• [Your objective] Using the data below, return word for word every line from the one holding "Give me the matplotlib source for this chart." down to the one holding "error_kw=err_kw, label='Rice')". Leave pictures out.

• [Dataset records]
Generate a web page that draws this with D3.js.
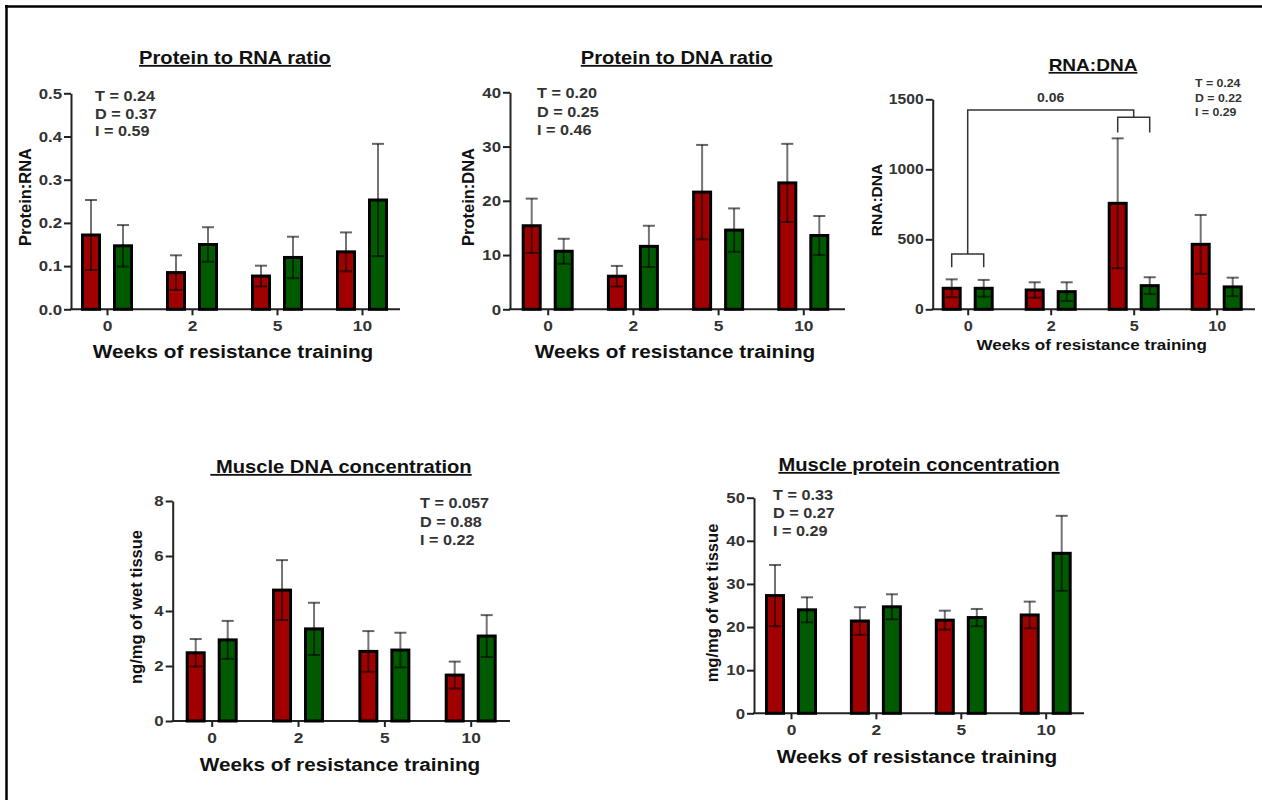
<!DOCTYPE html>
<html><head><meta charset="utf-8">
<script src="https://cdn.jsdelivr.net/npm/d3@7"></script>
<style>
html,body{margin:0;padding:0;background:#fff;}
svg{display:block;font-family:"Liberation Sans",Arial,sans-serif;}
</style></head>
<body>
<svg id="chart" width="1262" height="800"></svg>
<script>
// ---------- DATA ----------
const weeks = ["0", "2", "5", "10"];
const groups = ["red", "green"];

const protRnaRed      = [0.172, 0.085, 0.077, 0.133];
const protRnaRedErr   = [0.081, 0.040, 0.024, 0.045];
const protRnaGreen    = [0.147, 0.150, 0.120, 0.253];
const protRnaGreenErr = [0.048, 0.040, 0.048, 0.130];
const protRnaTicks    = [0, 0.1, 0.2, 0.3, 0.4, 0.5];
const protRnaStats    = ["T = 0.24", "D = 0.37", "I = 0.59"];

const protDnaRed      = [15.4, 6.1, 21.6, 23.3];
const protDnaRedErr   = [5.0, 1.9, 8.7, 7.2];
const protDnaGreen    = [10.7, 11.6, 14.6, 13.6];
const protDnaGreenErr = [2.3, 3.8, 4.0, 3.6];
const protDnaTicks    = [0, 10, 20, 30, 40];
const protDnaStats    = ["T = 0.20", "D = 0.25", "I = 0.46"];

const rnaDnaRed       = [150, 138, 757, 464];
const rnaDnaRedErr    = [64, 55, 464, 210];
const rnaDnaGreen     = [150, 126, 169, 160];
const rnaDnaGreenErr  = [60, 67, 60, 66];
const rnaDnaTicks     = [0, 500, 1000, 1500];
const rnaDnaStats     = ["T = 0.24", "D = 0.22", "I = 0.29"];
const rnaDnaBracketLabel = "0.06";
// bracket levels (data units): [group, bracket level, leg end]
const rnaDnaBrackets  = [["0", 395, 300], ["5", 1371, 1262]];
const rnaDnaConnector = 1424;

const dnaConcRed      = [2.48, 4.76, 2.53, 1.67];
const dnaConcRedErr   = [0.50, 1.09, 0.74, 0.49];
const dnaConcGreen    = [2.95, 3.35, 2.58, 3.09];
const dnaConcGreenErr = [0.69, 0.95, 0.63, 0.76];
const dnaConcTicks    = [0, 2, 4, 6, 8];
const dnaConcStats    = ["T = 0.057", "D = 0.88", "I = 0.22"];

const protConcRed      = [27.3, 21.4, 21.6, 22.8];
const protConcRedErr   = [7.1, 3.2, 2.2, 3.1];
const protConcGreen    = [24.0, 24.7, 22.2, 37.1];
const protConcGreenErr = [2.9, 2.9, 2.0, 8.7];
const protConcTicks    = [0, 10, 20, 30, 40, 50];
const protConcStats    = ["T = 0.33", "D = 0.27", "I = 0.29"];

const xAxisTitle = "Weeks of resistance training";

// ---------- STYLE ----------
const RED = "#a00000", GREEN = "#005a00";
const SX = 1.12; // horizontal text stretch of the original figure

const svg = d3.select("#chart");

// frame lines
svg.append("line").attr("x1", 5).attr("x2", 1262).attr("y1", 6.5).attr("y2", 6.5)
  .attr("stroke", "#000").attr("stroke-width", 2.5);
svg.append("line").attr("x1", 6.5).attr("x2", 6.5).attr("y1", 5).attr("y2", 800)
  .attr("stroke", "#000").attr("stroke-width", 2.5);

function txt(g, x, y, s, size, opts = {}) {
  const t = g.append("text")
    .attr("transform", `translate(${x},${y}) ${opts.rotate ? "rotate(" + opts.rotate + ")" : ""} scale(${opts.sx || SX},1)`)
    .attr("text-anchor", opts.anchor || "middle")
    .attr("font-size", size)
    .attr("font-weight", opts.weight || "bold")
    .attr("fill", opts.fill || "#111")
    .style("white-space", "pre")
    .text(s);
  if (opts.underline) t.attr("text-decoration", "underline");
  return t;
}

function panel(cfg) {
  const g = svg.append("g");
  const y = d3.scaleLinear().domain([0, cfg.max]).range([cfg.bot, cfg.top]);
  const x = d3.scalePoint().domain(weeks).range([cfg.c0, cfg.c3]);
  const sub = d3.scaleBand().domain(groups).range([-26, 26]).paddingInner(0.375);
  const bw = sub.bandwidth();
  const ts = cfg.tickSize || 15;

  // y axis
  const ya = g.append("g").attr("transform", `translate(${cfg.ax},0)`)
    .call(d3.axisLeft(y).tickValues(cfg.ticks).tickSize(7).tickPadding(3).tickSizeOuter(0)
      .tickFormat(cfg.fmt ? d3.format(cfg.fmt) : d3.format("d")));
  ya.select(".domain").attr("stroke", "#222").attr("stroke-width", 2);
  ya.selectAll(".tick line").attr("stroke", "#222").attr("stroke-width", 2);
  ya.selectAll(".tick text").attr("font-size", ts).attr("font-weight", "bold")
    .attr("fill", "#333").attr("font-family", "Liberation Sans, Arial, sans-serif")
    .attr("x", 0).attr("transform", `translate(-9,0) scale(${SX},1)`);

  // x axis
  g.append("line").attr("x1", cfg.ax - 1).attr("x2", cfg.xEnd).attr("y1", cfg.bot).attr("y2", cfg.bot)
    .attr("stroke", "#222").attr("stroke-width", 2);
  const xa = g.append("g").attr("transform", `translate(0,${cfg.bot})`)
    .call(d3.axisBottom(x).tickSize(6).tickPadding(5).tickSizeOuter(0));
  xa.select(".domain").remove();
  xa.selectAll(".tick line").attr("stroke", "#222").attr("stroke-width", 2);
  xa.selectAll(".tick text").attr("font-size", ts + 0.5).attr("font-weight", "bold")
    .attr("fill", "#333").attr("font-family", "Liberation Sans, Arial, sans-serif")
    .attr("transform", `scale(${SX},1)`);

  // bars
  const rows = weeks.map((w, i) => ({ w, vals: [
    { k: "red", v: cfg.red[i], e: cfg.redErr[i] },
    { k: "green", v: cfg.green[i], e: cfg.greenErr[i] }] }));
  const gg = g.selectAll(".grp").data(rows).join("g")
    .attr("transform", d => `translate(${x(d.w)},0)`);
  gg.selectAll("rect").data(d => d.vals).join("rect")
    .attr("x", d => sub(d.k) + 1.5)
    .attr("width", bw - 3)
    .attr("y", d => y(d.v))
    .attr("height", d => y(0) - y(d.v))
    .attr("fill", d => d.k === "red" ? RED : GREEN)
    .attr("stroke", "#000").attr("stroke-width", 3);
  // error bars
  const eb = gg.selectAll(".eb").data(d => d.vals).join("g")
    .attr("transform", d => `translate(${sub(d.k) + bw / 2},0)`);
  eb.append("line").attr("y1", d => y(d.v - d.e)).attr("y2", d => y(d.v + d.e))
    .attr("stroke", "rgba(0,0,0,0.55)").attr("stroke-width", 2);
  eb.append("line").attr("x1", -6).attr("x2", 6).attr("y1", d => y(d.v + d.e)).attr("y2", d => y(d.v + d.e))
    .attr("stroke", "rgba(0,0,0,0.6)").attr("stroke-width", 2);
  eb.append("line").attr("x1", -6).attr("x2", 6).attr("y1", d => y(d.v - d.e)).attr("y2", d => y(d.v - d.e))
    .attr("stroke", "rgba(0,0,0,0.6)").attr("stroke-width", 2);

  // titles and labels
  txt(g, cfg.title[1], cfg.title[2], cfg.title[0], cfg.titleSize || 18, { underline: true });
  txt(g, cfg.xl[0], cfg.xl[1], xAxisTitle, cfg.xlSize || 18.5);
  txt(g, cfg.yl[1], cfg.yl[2], cfg.yl[0], cfg.ylSize || 16.5, { rotate: -90, sx: 1 });
  cfg.stats.forEach((s, i) => txt(g, cfg.st[0], cfg.st[1] + i * cfg.st[2], s, cfg.stSize || 14.5,
    { anchor: "start", fill: "#333" }));
  return { g, x, y, sub, bw };
}

panel({ ax: 71, top: 93.3, bot: 309.3, max: 0.5, ticks: protRnaTicks, fmt: ".1f",
  c0: 107, c3: 362, xEnd: 400,
  red: protRnaRed, redErr: protRnaRedErr, green: protRnaGreen, greenErr: protRnaGreenErr,
  title: ["Protein to RNA ratio", 235, 64], xl: [233, 358], yl: ["Protein:RNA", 31, 197],
  stats: protRnaStats, st: [95, 101, 17.5] });

panel({ ax: 510, top: 92.3, bot: 309.3, max: 40, ticks: protDnaTicks,
  c0: 547.7, c3: 803.3, xEnd: 845,
  red: protDnaRed, redErr: protDnaRedErr, green: protDnaGreen, greenErr: protDnaGreenErr,
  title: ["Protein to DNA ratio", 676.7, 64], xl: [675, 358], yl: ["Protein:DNA", 474, 197],
  stats: protDnaStats, st: [537, 98, 18.5] });

const p3 = panel({ ax: 932.7, top: 99.3, bot: 309.3, max: 1500, ticks: rnaDnaTicks,
  c0: 967.7, c3: 1216.7, xEnd: 1255,
  red: rnaDnaRed, redErr: rnaDnaRedErr, green: rnaDnaGreen, greenErr: rnaDnaGreenErr,
  title: ["RNA:DNA", 1093, 71], titleSize: 17, xl: [1091.7, 350], xlSize: 15.2,
  yl: ["RNA:DNA", 882, 200], ylSize: 15.5, tickSize: 14,
  stats: rnaDnaStats, st: [1195, 87, 14.5], stSize: 11 });

// significance brackets on RNA:DNA panel
(function () {
  const { g, x, y, sub, bw } = p3;
  const c = (w, k) => x(w) + sub(k) + bw / 2;
  const bs = g.append("g").attr("fill", "none").attr("stroke", "#333").attr("stroke-width", 1.5);
  rnaDnaBrackets.forEach(([w, lv, leg]) => {
    bs.append("path").attr("d",
      `M${c(w, "red")},${y(leg)}V${y(lv)}H${c(w, "green")}V${y(leg)}`);
  });
  const [w0, l0] = rnaDnaBrackets[0], [w1, l1] = rnaDnaBrackets[1];
  bs.append("path").attr("d",
    `M${x(w0)},${y(l0)}V${y(rnaDnaConnector)}H${x(w1)}V${y(l1)}`);
  txt(g, (x(w0) + x(w1)) / 2, y(rnaDnaConnector) - 8, rnaDnaBracketLabel, 12.5, { fill: "#333" });
})();

panel({ ax: 172.7, top: 501, bot: 721, max: 8, ticks: dnaConcTicks,
  c0: 211.7, c3: 470.7, xEnd: 510,
  red: dnaConcRed, redErr: dnaConcRedErr, green: dnaConcGreen, greenErr: dnaConcGreenErr,
  title: [" Muscle DNA concentration", 341, 473], xl: [340, 771], yl: ["ng/mg of wet tissue", 142, 607],
  stats: dnaConcStats, st: [420, 508, 18.5] });

panel({ ax: 754, top: 497.7, bot: 713.3, max: 50, ticks: protConcTicks,
  c0: 791, c3: 1045.7, xEnd: 1084,
  red: protConcRed, redErr: protConcRedErr, green: protConcGreen, greenErr: protConcGreenErr,
  title: ["Muscle protein concentration", 919, 471], xl: [917, 763], yl: ["mg/mg of wet tissue", 718, 603],
  stats: protConcStats, st: [773, 500, 18] });
</script>
</body></html>
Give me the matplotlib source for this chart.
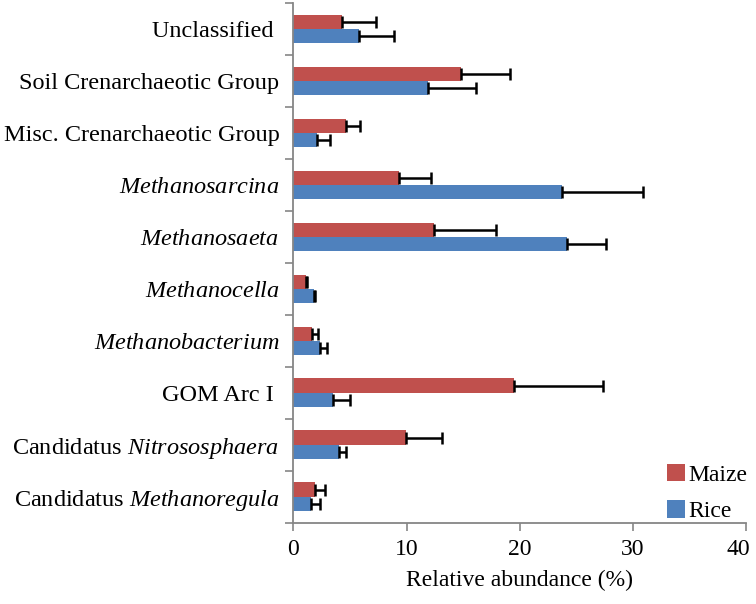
import matplotlib
matplotlib.use("Agg")
import matplotlib.pyplot as plt
import matplotlib.transforms as mtransforms
import numpy as np

plt.rcParams['font.family'] = ['Liberation Serif', 'DejaVu Serif']
plt.rcParams['mathtext.fontset'] = 'custom'
plt.rcParams['mathtext.rm'] = 'Liberation Serif'
plt.rcParams['mathtext.it'] = 'Liberation Serif:italic'

categories = [
    "Unclassified ",
    "Soil Crenarchaeotic Group",
    "Misc. Crenarchaeotic Group",
    "$\\mathit{Methanosarcina}$",
    "$\\mathit{Methanosaeta}$ ",
    "$\\mathit{Methanocella}$",
    "$\\mathit{Methanobacterium}$",
    "GOM Arc I ",
    "Candidatus $\\mathit{Nitrososphaera}$",
    "Candidatus $\\mathit{Methanoregula}$",
]
maize = [4.27, 14.83, 4.68, 9.3, 12.39, 1.15, 1.68, 19.45, 9.97, 1.94]
maize_err = [3.06, 4.27, 1.18, 2.9, 5.5, 0.1, 0.5, 7.9, 3.2, 0.9]
rice = [5.77, 11.86, 2.06, 23.77, 24.15, 1.83, 2.36, 3.47, 4.0, 1.56]
rice_err = [3.09, 4.27, 1.2, 7.09, 3.45, 0.1, 0.65, 1.55, 0.65, 0.8]
xticks = [0, 10, 20, 30, 40]

fig = plt.figure(figsize=(7.56, 6.04), dpi=100)
ax = fig.add_axes([0.388, 0.1346, 0.599, 0.8604])

n = len(categories)
y = np.arange(n)
h = 0.275
err_kw = dict(ecolor='black', capsize=4, elinewidth=1.8, capthick=1.8)
ax.barh(y - h / 2, maize, height=h, color='#C0504D', xerr=[np.zeros(n), maize_err],
        error_kw=err_kw, label='Maize')
ax.barh(y + h / 2, rice, height=h, color='#4F81BD', xerr=[np.zeros(n), rice_err],
        error_kw=err_kw, label='Rice')

ax.set_ylim(n - 0.5, -0.5)
ax.set_xlim(0, 40)
ax.set_xticks(xticks)
ax.set_yticks(y)
ax.set_yticklabels(categories, fontsize=17.5)
ax.set_yticks(np.arange(-0.5, n, 1), minor=True)
ax.tick_params(axis='y', which='major', length=0, pad=10)
ax.tick_params(axis='y', which='minor', length=6, direction='out', color='#868686', width=1.2)
ax.tick_params(axis='x', which='major', length=6, direction='out', color='#868686', width=1.2,
               labelsize=17, pad=6)
for s in ['top', 'right']:
    ax.spines[s].set_visible(False)
for s in ['left', 'bottom']:
    ax.spines[s].set_color('#868686')
    ax.spines[s].set_linewidth(1.3)
ax.set_xlabel('Relative abundance (%)', fontsize=17, labelpad=7)

# shift last x tick label left so it fits inside the figure
last = ax.get_xticklabels()[-1]
last.set_transform(last.get_transform() +
                   mtransforms.ScaledTranslation(-8 / 100, 0, fig.dpi_scale_trans))

leg = ax.legend(loc='lower right', fontsize=17, frameon=False, handlelength=0.75,
                handleheight=0.75, handletextpad=0.15, labelspacing=0.62,
                bbox_to_anchor=(1.05, -0.04))

fig.savefig('out.png', dpi=100)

• [Complete response]
Give me the matplotlib source for this chart.
import matplotlib
matplotlib.use("Agg")
import matplotlib.pyplot as plt
import matplotlib.transforms as mtransforms
import numpy as np

plt.rcParams['font.family'] = ['Liberation Serif', 'DejaVu Serif']
plt.rcParams['mathtext.fontset'] = 'custom'
plt.rcParams['mathtext.rm'] = 'Liberation Serif'
plt.rcParams['mathtext.it'] = 'Liberation Serif:italic'

categories = [
    "Unclassified ",
    "Soil Crenarchaeotic Group",
    "Misc. Crenarchaeotic Group",
    "$\\mathit{Methanosarcina}$",
    "$\\mathit{Methanosaeta}$ ",
    "$\\mathit{Methanocella}$",
    "$\\mathit{Methanobacterium}$",
    "GOM Arc I ",
    "Candidatus $\\mathit{Nitrososphaera}$",
    "Candidatus $\\mathit{Methanoregula}$",
]
maize = [4.27, 14.83, 4.68, 9.3, 12.39, 1.15, 1.68, 19.45, 9.97, 1.94]
maize_err = [3.06, 4.27, 1.18, 2.9, 5.5, 0.1, 0.5, 7.9, 3.2, 0.9]
rice = [5.77, 11.86, 2.06, 23.77, 24.15, 1.83, 2.36, 3.47, 4.0, 1.56]
rice_err = [3.09, 4.27, 1.2, 7.09, 3.45, 0.1, 0.65, 1.55, 0.65, 0.8]
xticks = [0, 10, 20, 30, 40]

fig = plt.figure(figsize=(7.56, 6.04), dpi=100)
ax = fig.add_axes([0.388, 0.1346, 0.599, 0.8604])

n = len(categories)
y = np.arange(n)
h = 0.275
err_kw = dict(ecolor='black', capsize=4, elinewidth=1.8, capthick=1.8)
ax.barh(y - h / 2, maize, height=h, color='#C0504D', xerr=[np.zeros(n), maize_err],
        error_kw=err_kw, label='Maize')
ax.barh(y + h / 2, rice, height=h, color='#4F81BD', xerr=[np.zeros(n), rice_err],
        error_kw=err_kw, label='Rice')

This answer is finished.